I potenti sono di una facilità d’accesso per noi sbalorditiva, ma poi si rivelano gretti: come quando Maria Teresa scrive al figlio Ferdinando governatore della Lombardia, che vorrebbe assumere WAM, di non farlo, è gente inutile, sono dei musicanti che vagabondano per l’Europa comme des gueux, come dei pezzenti.
Cappelletto descrive dove i Mozart vanno, chi vedono, chi frequentano, gli usi e i costumi, la società e la cultura di un’Italia tutto sommato abbastanza deludente come quella del secondo Settecento, bella addormentata mentre tutto intorno l’Europa cambia (il risveglio, dal 1796 in avanti, sarà brutale ma benefico).
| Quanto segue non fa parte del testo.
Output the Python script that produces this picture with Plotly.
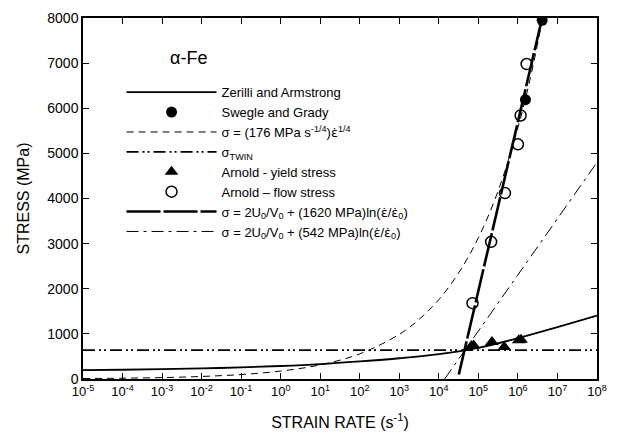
import plotly.graph_objects as go

# ---------------- data ----------------
za_rate = [1e-5, 1e-4, 1e-3, 1e-2, 1e-1, 1e0, 1e1, 1e2, 1e3, 1e4, 1e5, 1e6, 1e7, 1e8]
za_stress = [195, 205, 218, 235, 258, 288, 330, 390, 460, 550, 690, 905, 1150, 1405]

sg_rate = [1.55e6, 4.1e6]
sg_stress = [6190, 7950]

pw_rate = [1e-5, 1e-4, 1e-3, 1e-2, 1e-1, 1e0, 1e1, 1e2, 1e3, 3.16e3, 1e4, 3.16e4,
           1e5, 3.16e5, 1e6, 2e6, 4.2e6]
pw_stress = [10, 18, 31, 56, 99, 176, 313, 557, 990, 1320, 1760, 2350,
             3130, 4170, 5570, 6620, 7980]

twin_rate = [1e-5, 1e8]
twin_stress = [640, 640]

ay_rate = [6.7e4, 7.6e4, 2.2e5, 4.5e5, 1.05e6, 1.2e6]
ay_stress = [730, 740, 820, 710, 860, 870]

af_rate = [7.1e4, 2.1e5, 4.7e5, 1.0e6, 1.17e6, 1.66e6]
af_stress = [1680, 3040, 4120, 5200, 5840, 6980]

l1620_rate = [3.2e4, 4.1e6]
l1620_stress = [100, 8000]

l542_rate = [1.4e4, 1e8]
l542_stress = [0, 4800]

x_tickvals = [1e-5, 1e-4, 1e-3, 1e-2, 1e-1, 1e0, 1e1, 1e2, 1e3, 1e4, 1e5, 1e6, 1e7, 1e8]
x_ticktext = ["10<sup>-5</sup>", "10<sup>-4</sup>", "10<sup>-3</sup>", "10<sup>-2</sup>",
              "10<sup>-1</sup>", "10<sup>0</sup>", "10<sup>1</sup>", "10<sup>2</sup>",
              "10<sup>3</sup>", "10<sup>4</sup>", "10<sup>5</sup>", "10<sup>6</sup>",
              "10<sup>7</sup>", "10<sup>8</sup>"]
y_tickvals = [0, 1000, 2000, 3000, 4000, 5000, 6000, 7000, 8000]

EDOT = "<span style='font-family:DejaVu Sans'>\u03b5\u0307</span>"
FONT = "Arial, Liberation Sans, sans-serif"

fig = go.Figure()

fig.add_trace(go.Scatter(x=za_rate, y=za_stress, mode="lines", name="Zerilli and Armstrong",
                         line=dict(color="black", width=1.8, shape="spline")))
fig.add_trace(go.Scatter(x=sg_rate, y=sg_stress, mode="markers", name="Swegle and Grady",
                         marker=dict(symbol="circle", size=11, color="black")))
fig.add_trace(go.Scatter(x=pw_rate, y=pw_stress, mode="lines",
                         name="\u03c3 = (176 MPa s<sup>-1/4</sup>)" + EDOT + "<sup>1/4</sup>",
                         line=dict(color="black", width=1, dash="7px,5px", shape="spline")))
fig.add_trace(go.Scatter(x=twin_rate, y=twin_stress, mode="lines",
                         name="\u03c3<sub>TWIN</sub>",
                         line=dict(color="black", width=1.6, dash="12px,4px,2px,3px,2px,4px")))
fig.add_trace(go.Scatter(x=ay_rate, y=ay_stress, mode="markers", name="Arnold - yield stress",
                         marker=dict(symbol="triangle-up", size=12, color="black")))
fig.add_trace(go.Scatter(x=af_rate, y=af_stress, mode="markers", name="Arnold \u2013 flow stress",
                         marker=dict(symbol="circle-open", size=11, color="black",
                                     line=dict(width=1.5, color="black"))))
fig.add_trace(go.Scatter(x=l1620_rate, y=l1620_stress, mode="lines",
                         name="\u03c3 = 2U<sub>0</sub>/V<sub>0</sub> + (1620 MPa)ln(" + EDOT + "/" + EDOT + "<sub>0</sub>)",
                         line=dict(color="black", width=2.6, dash="34px,3px")))
fig.add_trace(go.Scatter(x=l542_rate, y=l542_stress, mode="lines",
                         name="\u03c3 = 2U<sub>0</sub>/V<sub>0</sub> + (542 MPa)ln(" + EDOT + "/" + EDOT + "<sub>0</sub>)",
                         line=dict(color="black", width=1, dash="12px,5px,3px,5px")))

axis_common = dict(showline=True, linecolor="black", linewidth=1.5, mirror="ticks",
                   ticks="inside", ticklen=6, tickwidth=1.2, tickcolor="black",
                   showgrid=False, zeroline=False)

fig.update_xaxes(type="log", range=[-5, 8], tickvals=x_tickvals, ticktext=x_ticktext,
                 tickfont=dict(family=FONT, size=13, color="black"),
                 title=dict(text="STRAIN RATE (s<sup>-1</sup>)", standoff=18,
                            font=dict(family=FONT, size=16, color="black")),
                 **axis_common)
fig.update_yaxes(range=[0, 8000], tickvals=y_tickvals,
                 tickfont=dict(family=FONT, size=14, color="black"),
                 title=dict(text="STRESS (MPa)", standoff=14,
                            font=dict(family=FONT, size=16, color="black")),
                 **axis_common)

fig.add_annotation(text="\u03b1-Fe", xref="paper", yref="paper", x=0.205, y=0.89,
                   showarrow=False, xanchor="center", yanchor="middle",
                   font=dict(family=FONT, size=18, color="black"))

fig.update_layout(
    width=617, height=439,
    margin=dict(l=83, r=10, t=16, b=58),
    paper_bgcolor="white", plot_bgcolor="white",
    font=dict(family=FONT, color="black"),
    showlegend=True,
    legend=dict(x=0.075, y=0.836, xanchor="left", yanchor="top",
                bgcolor="rgba(0,0,0,0)", borderwidth=0, itemwidth=90,
                font=dict(family=FONT, size=13, color="black"),
                tracegroupgap=0),
)

fig.write_html("out.html")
Alcuni paragoni all’oggi sono folgoranti, rivelatorii: le «putte» vivaldiane dell’Ospedale della Pietà, un’idea geniale del welfare della Serenissima, sono l’equivalente ancien régime di El Sistema, il meccanismo di educazione musicale diffusa di Abreu nel Venezuela socialista. È un mondo di castrati e cicisbei, nobili arroganti, borghesi illuminati, illuministi disillusi, Accademie ripiegate su loro stesse, corti incipriate, forse di polvere. Il popolo non si vede quasi, sta sullo sfondo.
L’Italia si ritrova nei suoi teatri, luogo ottimo massimo non solo dell’evasione, ma della vita sociale. Da qui l’enorme importanza della musica in generale e dell’opera in particolare, colonna sonora di un Paese che vive al ritmo delle stagioni teatrali. Anche qui alla ricerca di una cesura, di una rottura rispetto a modelli nobili e alti ma ormai meccanici, inceppati nella loro stessa ripetitività.
In fin dei conti, l’aveva capito il vecchio Hasse (operista italianissimo nonostante la nazionalità), quando incrociò il giovane Mozart a Milano, lui per Il Ruggiero ovvero L’eroica gratitudine, l’altro per la serenata di Parini Ascanio in Alba: «Questo ragazzo ci farà dimenticare tutti».